La diversité est nécessaire à de nombreux niveaux, ce qui inclut de disposer d’un large éventail de sources d’information différentes, que les médias ne soient pas tous entre les mêmes mains et que les moyens d’accès aux médias soient divers de manière à ce que tous les secteurs et groupes soient entendus.
Participation
Les traités internationaux concernant les Droits de l’Homme insistent sur l’importance de la participation des personnes aux processus politiques, ce qui, du point de vue des droits à la communication, implique la prise en compte de l’avis de chacun. Dans un tel contexte, la participation paritaire des femmes ainsi que la participation des minorités et des groupes marginalisés est particulièrement importante. En politique, la communication est essentielle dans le processus de prise de décision. Les médias sont de plus en plus importants en politique moderne. Ceci devrait non pas empêcher mais au contraire encourager la participation des personnes au processus politique à travers le développement d’une gouvernance participative à tous les niveaux.
Vision et Réalité
Les droits à la communication restent pour la plupart des personnes dans le monde un idéal et une aspiration. Dans les faits, ils ne sont pas appliqués. Ces droits sont au contraire souvent et systématiquement bafoués. Les gouvernements doivent constamment être sommés de respecter les traités des droits de l’homme qu’ils ont ratifiés, les obligeant à appliquer, à promouvoir et à protéger les droits à la communication. Les droits à la communication sont l’expression de besoins fondamentaux. Une volonté politique ferme et l’allocation de ressources substantielles sont nécessaires à la satisfaction de ces besoins. Le manque d’engagement en faveur de ces ressources ne parvient qu’à accentuer la méfiance générale à l’égard des institutions politiques.

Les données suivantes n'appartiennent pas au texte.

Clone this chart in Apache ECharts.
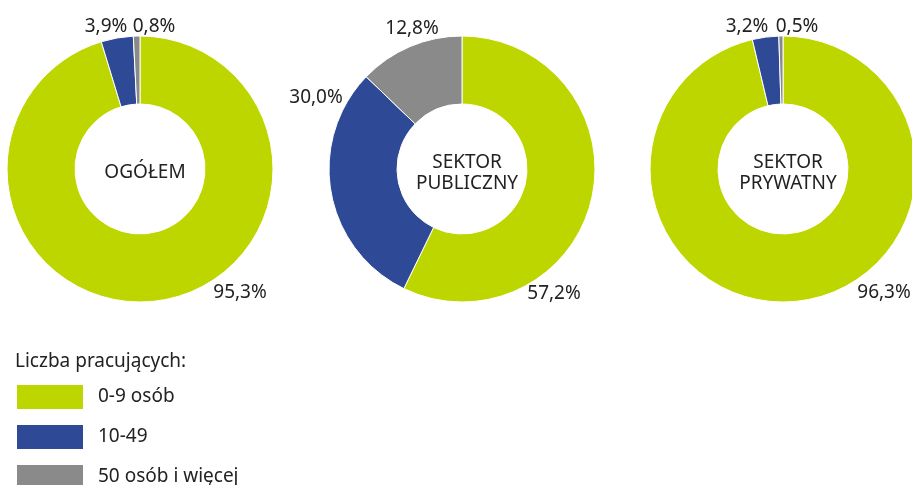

Parallèlement, l’application entière des droits à la communication ne peut uniquement reposer sur l’action gouvernementale. La société civile a un rôle-clé à jouer dans la défense de ces droits. Elle se doit de contrôler et de dénoncer les abus et a également une mission d’éducation et de popularisation de ces droits.
Toute personne soucieuse de son environnement a la tâche d’encourager les gens, de les aider à faire valoir ces droits, grâce à différents types d’action sociale, pour qu’ils les utilisent et réalisent ainsi l’énorme potentiel des anciennes et des nouvelles technologies de communication.
Nous approuvons ce manifeste comme l’expression de notre soutien aux droits à la communication et nous prenons en outre l’initiative de rédiger, avec le soutien le plus large possible, une Charte Internationale des Droits à la Communication afin de créer une référence commune que tout individu et tout organe de la société s’efforcera d’atteindre.
Genève, 11 décembre 2003
*Les références les plus significatives aux droits à la communication qu’on puisse trouver dans les divers actes internationaux au sujet des droits de l’Homme.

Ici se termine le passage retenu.